Our Laguna: Art spotlight shines on Rocker, others

April 07, 2011|By Barbara Diamond
  • Scott Moore accepts Artist of the Year.
Scott Moore accepts Artist of the Year. (DON LEACH, unknown )

[seven-degrees] rocked April 1 — no fooling.

The annual Art Stars Awards included a short set by Lee Rocker, recipient of the Laguna Beach Alliance for the Arts' Visionary of the Year award, for his influence on the revival of rockabilly. Rocker's award was one of eight Art Stars Awards presented this year.

"Tonight we are honoring exceptional people and programs and awarding one-of-a-kind and much-coveted Louis Longi sculptures," said Lisa Mansour, chairwoman of the event.

"The Academy Awards may have their Oscars, we have our Louies."

Rocker's award was the first one presented.

"I have to begin by saying that when I received a call from the [alliance] that they wanted to give me the Visionary Award on April Fool's Day, I was a little suspicious," Rocker said. "With that said, I am happy and proud to receive this award. Our town's history is a history of art, music, theater, dance, creativity and innovation. Laguna Beach is a vibrant and world-class arts community.


"We may be small in population or geography, but not in any other way."

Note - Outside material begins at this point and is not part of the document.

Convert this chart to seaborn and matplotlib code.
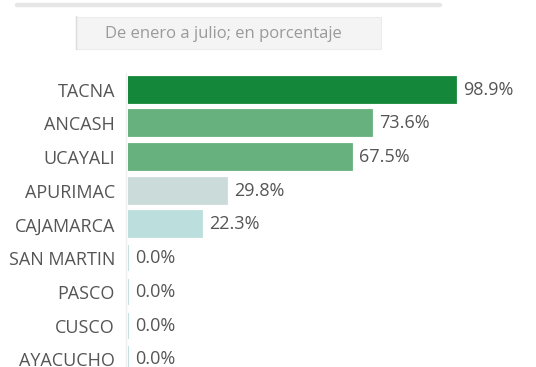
import matplotlib
matplotlib.use("Agg")
import matplotlib.pyplot as plt
import seaborn as sns
import pandas as pd
from matplotlib.patches import Rectangle
from matplotlib.lines import Line2D

regiones = ["TACNA", "ANCASH", "UCAYALI", "APURIMAC", "CAJAMARCA",
            "SAN MARTIN", "PASCO", "CUSCO", "AYACUCHO"]
porcentajes = [98.9, 73.6, 67.5, 29.8, 22.3, 0.0, 0.0, 0.0, 0.0]
colores = ["#15873a", "#66b17e", "#66b17e", "#cbdbda", "#bcdedd",
           "#bcdedd", "#bcdedd", "#bcdedd", "#bcdedd"]
subtitulo = "De enero a julio; en porcentaje"

sns.set_theme(style="white")
plt.rcParams["font.family"] = ["Open Sans", "DejaVu Sans"]

df = pd.DataFrame({"region": regiones, "pct": porcentajes})

fig = plt.figure(figsize=(5.36, 3.67), dpi=100)
W, H = 536, 367
ax = fig.add_axes([128.3 / W, -9.1 / H, 397.3 / W, 303.3 / H])

sns.barplot(data=df, x="pct", y="region", hue="region",
            palette=dict(zip(regiones, colores)), order=regiones,
            hue_order=regiones, dodge=False, legend=False,
            width=0.77, ax=ax, saturation=1)

for bar, c in zip(ax.patches, colores):
    bar.set_edgecolor(c)
    bar.set_linewidth(1.3)
    bar.set_zorder(3)

for cont in ax.containers:
    ax.bar_label(cont, fmt="%.1f%%", padding=5, fontsize=13,
                 color="#555555")

ax.set_xlim(0, 120)
ax.set_ylim(8.5, -0.5)
ax.set_xlabel("")
ax.set_ylabel("")
ax.set_xticks([])
ax.tick_params(axis="y", length=0, pad=8, labelsize=13, labelcolor="#555555")
for s in ["top", "right", "bottom"]:
    ax.spines[s].set_visible(False)
ax.spines["left"].set_color("#efefef")
ax.spines["left"].set_linewidth(1.0)
ax.spines["left"].set_position(("outward", 1.5))

# header: grey rule and subtitle box
fig.add_artist(Line2D([17 / W, 440 / W], [1 - 4.5 / H, 1 - 4.5 / H],
                      color="#e6e6e6", linewidth=3.2))
fig.add_artist(Rectangle((76 / W, 1 - 49 / H), 305 / W, 32 / H,
                         facecolor="#f4f4f4", edgecolor="#ececec",
                         linewidth=0.8, transform=fig.transFigure))
fig.add_artist(Line2D([75.5 / W, 75.5 / W], [1 - 49 / H, 1 - 16 / H],
                      color="#dcdcdc", linewidth=1.0))
fig.text(223 / W, 1 - 34 / H, subtitulo, ha="center", va="center",
         fontsize=12, color="#9a9a9a")

fig.savefig("out.png", dpi=100)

Rocker has lived in Laguna for more than 20 years with his wife, Debbie Drucker. Their children, Justin and Sadie, both now in college, attended Laguna Beach schools.

"We are lucky to live in community that embraces its citizens — a city that values and nurtures the arts, the artists, the kids, all of us," Rocker said.

Rocker himself was surrounded by music from birth. Both his parents are classical musicians and teachers.

But it was a different kind of music that made Rocker's heart sing.

"I was in love with rock 'n' roll," Rocker said.

He couldn't know then that someday he would be appearing on the same stage and in the same recording studios with his heroes.

Rocker left home at 17 with two friends, and a bartender whom they took along because he was British. They called themselves the Stray Cats. They were headed for London.

It was 1980.

They went hungry the first few months, but they were playing gigs with the Clash and the Pretenders. Members of the Rolling Stones, Led Zepplin and the Kinks were in the audiences.

U2 was one of the Stray Cats' early opening acts, too serious to make it big, Rocker thought.

"Within three months of arriving in London we had a top 10 single, appropriately called 'Runaway Boys,' Rocker said.

After thousands of hours of lessons, practices in the family garage, gigs in seedy clubs — the group was an "overnight success."